Running TensorFlow 2.x GPU on Docker and GCP

If you are planning a relatively short training period (less than 24 hours), you may want to create a cheaper preemptible instance:

gcloud compute instances create gcp_instance_name \
--image ubuntu-1804-bionic-v20200916 \
--image-project ubuntu-os-cloud \
--boot-disk-device-name=boot_disk_name \
--boot-disk-size=150 \
--machine-type=n1-highmem-4 \
--accelerator=count=1,type=nvidia-tesla-t4 \
--maintenance-policy TERMINATE \
--boot-disk-type=pd-standard \
--network-interface subnet=default-subnet \
--metadata-from-file startup-script=startup_gcp.sh \
--preemptible

The startup script will install Docker and a few more useful libraries on your newly created machine:

echo "startup-script"

echo "Set locals and timezone"
sudo locale-gen "en_US.UTF-8"
sudo dpkg-reconfigure locales
sudo timedatectl set-timezone Asia/Singapore

# https://docs.nvidia.com/datacenter/tesla/tesla-installation-notes/index.html
echo "NVIDIA Driver Installation"
sudo apt-get install linux-headers-$(uname -r)
distribution=$(. /etc/os-release;echo $ID$VERSION_ID | sed -e 's/\.//g')
wget https://developer.download.nvidia.com/compute/cuda/repos/$distribution/x86_64/cuda-$distribution.pin
sudo mv cuda-$distribution.pin /etc/apt/preferences.d/cuda-repository-pin-600
sudo apt-key adv --fetch-keys https://developer.download.nvidia.com/compute/cuda/repos/$distribution/x86_64/7fa2af80.pub
echo "deb http://developer.download.nvidia.com/compute/cuda/repos/$distribution/x86_64 /" | sudo tee /etc/apt/sources.list.d/cuda.list
sudo apt-get update
sudo apt-get -y install cuda-drivers
nvidia-smi

echo ":trying to remove docker engine (if exists)"
sudo apt-get remove docker docker-engine docker.io containerd runc

echo ":apt-get update"
sudo apt-get update
sudo apt-get install -y \
    apt-transport-https \
    ca-certificates \
    curl \
    gnupg-agent \
    software-properties-common

echo ":curl -fsSL https://download.docker.com/linux/ubuntu/gpg | sudo apt-key add -"
curl -fsSL https://download.docker.com/linux/ubuntu/gpg | sudo apt-key add -

echo ":apt-key fingerprint 0EBFCD88"
sudo apt-key fingerprint 0EBFCD88

echo ":sudo add-apt-repository..."
sudo add-apt-repository \
   "deb [arch=amd64] https://download.docker.com/linux/ubuntu \
   $(lsb_release -cs) \
   stable"

sudo apt-get update

echo ":sudo apt-get install -y docker-ce docker-ce-cli containerd.io"
sudo apt-get install -y docker-ce docker-ce-cli containerd.io

# https://docs.docker.com/engine/install/linux-postinstall/
echo ":using docker without sudo"
sudo groupadd docker
sudo usermod -aG docker $USER
newgrp docker

echo Configure authentication to Container Registry.

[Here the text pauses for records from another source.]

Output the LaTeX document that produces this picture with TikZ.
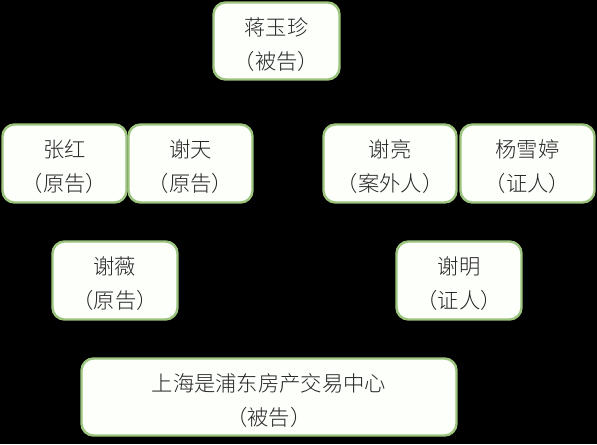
\documentclass[tikz,border=0pt]{standalone}
\usepackage{fontspec}
\newfontfamily\cjk{Noto Sans CJK SC Light}
\newcommand\twolines[2]{\raisebox{-8pt}[0pt][0pt]{\begin{tabular}{@{}c@{}}#1\\[1.5pt]#2\end{tabular}}}
\begin{document}
\begin{tikzpicture}[x=0.75pt,y=-0.75pt,
  card/.style={draw=boxgreen,line width=1.8pt,fill=boxfill,rounded corners=9pt,
    inner sep=0pt,text=textgray,
    font=\cjk\fontsize{16}{24}\selectfont},
]
\definecolor{boxgreen}{HTML}{9CC47E}
\definecolor{boxfill}{HTML}{FDFFFB}
\definecolor{textgray}{HTML}{262626}
\fill[black] (0,0) rectangle (597,444);
\useasboundingbox (0,0) rectangle (597,444);
\node[card,minimum width=126*0.75pt,minimum height=77*0.75pt] (jiang) at (276.5,41) {\twolines{蒋玉珍}{（被告）}};
\node[card,minimum width=124*0.75pt,minimum height=78*0.75pt] (zhang) at (64.5,163.5) {\twolines{张红}{（原告）}};
\node[card,minimum width=124*0.75pt,minimum height=78*0.75pt] (tian) at (190.5,163.5) {\twolines{谢天}{（原告）}};
\node[card,minimum width=133*0.75pt,minimum height=78*0.75pt] (liang) at (390,163.5) {\twolines{谢亮}{（案外人）}};
\node[card,minimum width=134*0.75pt,minimum height=78*0.75pt] (yang) at (527.5,163.5) {\twolines{杨雪婷}{（证人）}};
\node[card,minimum width=125*0.75pt,minimum height=78*0.75pt] (wei) at (115,280.5) {\twolines{谢薇}{（原告）}};
\node[card,minimum width=125*0.75pt,minimum height=78*0.75pt] (ming) at (459,280.5) {\twolines{谢明}{（证人）}};
\node[card,minimum width=375*0.75pt,minimum height=77*0.75pt] (center) at (269,397) {\twolines{上海是浦东房产交易中心}{（被告）}};
\end{tikzpicture}
\end{document}
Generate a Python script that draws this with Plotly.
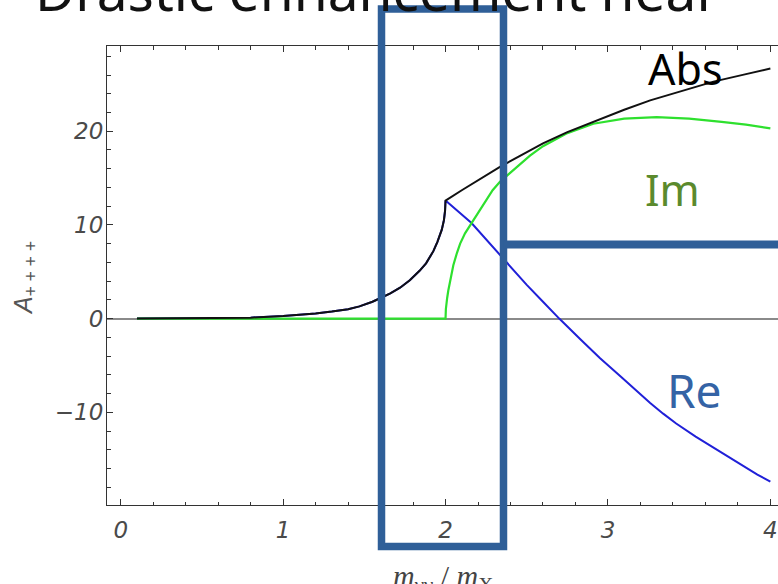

# https://cloud.google.com/container-registry/docs/advanced-authentication
VERSION=2.0.2
OS=linux
ARCH=amd64

echo ":curl -L ..."
curl -L "https://github.com/GoogleCloudPlatform/docker-credential-gcr/releases/download/v${VERSION}/docker-credential-gcr_${OS}_${ARCH}-${VERSION}.tar.gz" -o docker-credential-gcr_linux_amd64-2.0.2.tar.gz

echo ":tar xvf ..."
tar xvf "./docker-credential-gcr_${OS}_${ARCH}-${VERSION}.tar.gz"

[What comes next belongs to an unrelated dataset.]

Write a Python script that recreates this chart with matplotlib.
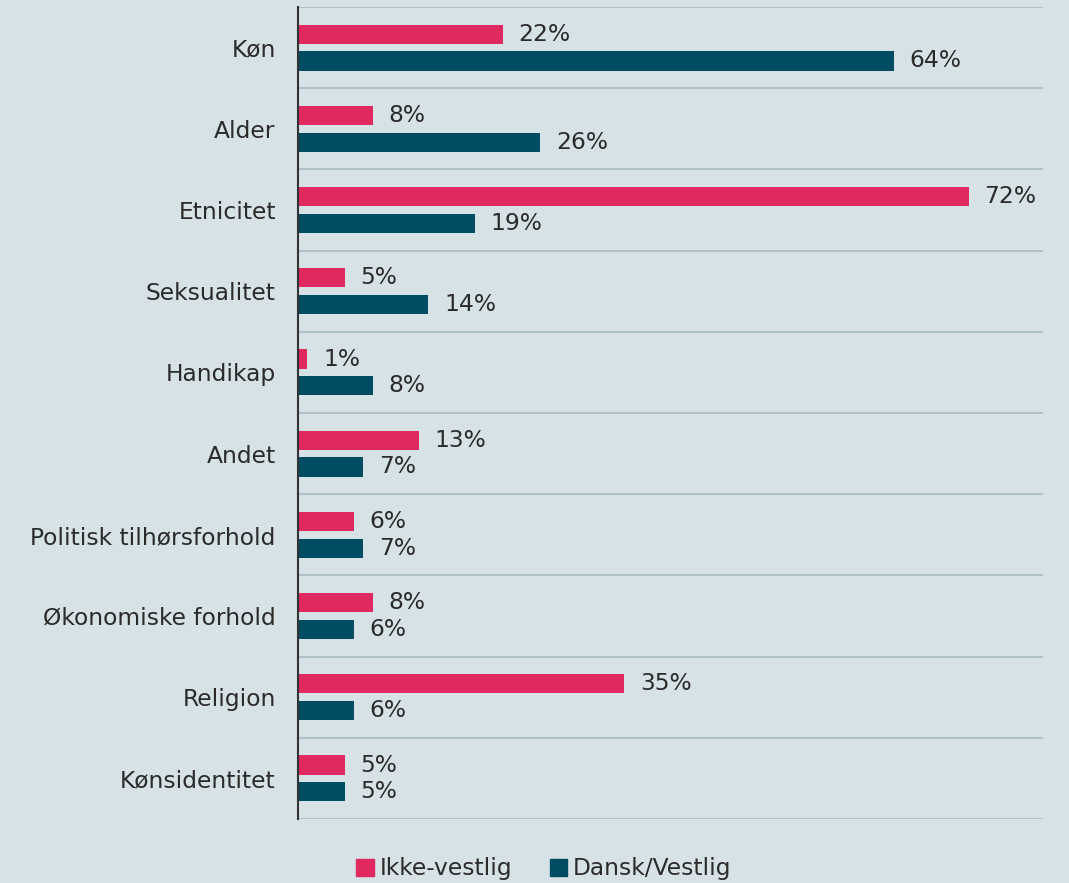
import matplotlib
matplotlib.use("Agg")
import matplotlib.pyplot as plt
import numpy as np
from matplotlib.patches import Patch

categories = ["Køn", "Alder", "Etnicitet", "Seksualitet", "Handikap", "Andet",
              "Politisk tilhørsforhold", "Økonomiske forhold", "Religion", "Kønsidentitet"]
ikke_vestlig = [22, 8, 72, 5, 1, 13, 6, 8, 35, 5]
dansk_vestlig = [64, 26, 19, 14, 8, 7, 7, 6, 6, 5]
series_names = ["Ikke-vestlig", "Dansk/Vestlig"]

pink = "#E0295E"
teal = "#004C63"
bg = "#D6E2E6"
gridc = "#A9BEC6"
textc = "#2B2B2B"

plt.rcParams['font.family'] = ['DejaVu Sans']
fs = 16.8

fig = plt.figure(figsize=(10.69, 8.83), dpi=100, facecolor=bg)
ax = fig.add_axes([298/1069, 1-819/883, (1043-298)/1069, (819-7)/883])
ax.set_facecolor(bg)

y = np.arange(len(categories))
h = 0.235
off = 0.165
ax.barh(y - off, ikke_vestlig, height=h, color=pink, zorder=3)
ax.barh(y + off, dansk_vestlig, height=h, color=teal, zorder=3)

for yi, v in zip(y, ikke_vestlig):
    ax.text(v + 1.7, yi - off, f"{v}%", va="center", ha="left", fontsize=fs, color=textc)
for yi, v in zip(y, dansk_vestlig):
    ax.text(v + 1.7, yi + off, f"{v}%", va="center", ha="left", fontsize=fs, color=textc)

ax.set_xlim(0, 80)
ax.set_ylim(len(categories) - 0.5, -0.5)
ax.set_yticks(y)
ax.set_yticklabels(categories, fontsize=fs, color=textc)
ax.tick_params(axis="y", length=0, pad=16)
ax.set_xticks([])
for b in np.arange(-0.5, len(categories) + 0.5, 1):
    ax.axhline(b, color=gridc, lw=1.3, zorder=1)
for s in ["top", "right", "bottom"]:
    ax.spines[s].set_visible(False)
ax.spines["left"].set_color("#333333")
ax.spines["left"].set_linewidth(1.5)
ax.spines["left"].set_zorder(4)

handles = [Patch(color=pink, label=series_names[0]), Patch(color=teal, label=series_names[1])]
fig.legend(handles=handles, loc="center", bbox_to_anchor=(544/1069, 1-869/883), ncol=2,
           frameon=False, fontsize=fs, handlelength=0.75, handleheight=0.75,
           handletextpad=0.25, columnspacing=1.6, labelcolor=textc)

fig.savefig("out.png", dpi=100, facecolor=bg)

echo ":sudo cp ./docker-credential-gcr /usr/local/bin/docker-credential-gcr"
sudo cp ./docker-credential-gcr /usr/local/bin/docker-credential-gcr

echo ":chmod +x /usr/local/bin/docker-credential-gcr"
sudo chmod +x /usr/local/bin/docker-credential-gcr

echo ":docker-credential-gcr configure-docker"
docker-credential-gcr configure-docker

echo "Install nvidia-docker"
distribution=$(. /etc/os-release;echo $ID$VERSION_ID)
curl -s -L https://nvidia.github.io/nvidia-docker/gpgkey | sudo apt-key add -
curl -s -L https://nvidia.github.io/nvidia-docker/$distribution/nvidia-docker.list | sudo tee /etc/apt/sources.list.d/nvidia-docker.list
sudo apt-get update
sudo apt-get install -y nvidia-docker2
sudo systemctl restart docker

sudo apt install zip unzip

The docker file may look like this:

# We start with specifying our base image. Use the FROM keyword to do that -
# FROM tensorflow/tensorflow:2.3.0-gpu
# FROM tensorflow/tensorflow:latest-gpu
FROM tensorflow/tensorflow:nightly-gpu


RUN apt-get install -y locales
RUN sed -i -e 's/# en_US.UTF-8 UTF-8/en_US.UTF-8 UTF-8/' /etc/locale.gen && locale-gen
ENV LANG en_US.UTF-8
ENV LANGUAGE en_US:en
ENV LC_ALL en_US.UTF-8

# First, we set a working directory and then copy all the files for our app.
WORKDIR /usr/src/app

# copy all the files to the container
# adds files from your Docker client’s current directory.
COPY . .

RUN python3 -m pip install --upgrade pip

# install dependencies
# RUN pip install -r requirements.txt

RUN pip install numpy pandas sklearn matplotlib pandas_gbq

RUN apt-get install -y nano

RUN DEBIAN_FRONTEND="noninteractive" apt-get -y install tzdata
RUN ln -fs /usr/share/zoneinfo/Asia/Singapore /etc/localtime
RUN dpkg-reconfigure -f noninteractive tzdata

For cases where you will need to share directories between the host and the Docker, use:

docker run --name=docker_instance_name --gpus all -d -v ....

Based on this reference:

-v --volume=[host-src:]container-dest[:<options>]: Bind mount a volume.
-d to start a container in detached mode
--gpus GPU devices to add to the container (‘all’ to pass all GPUs)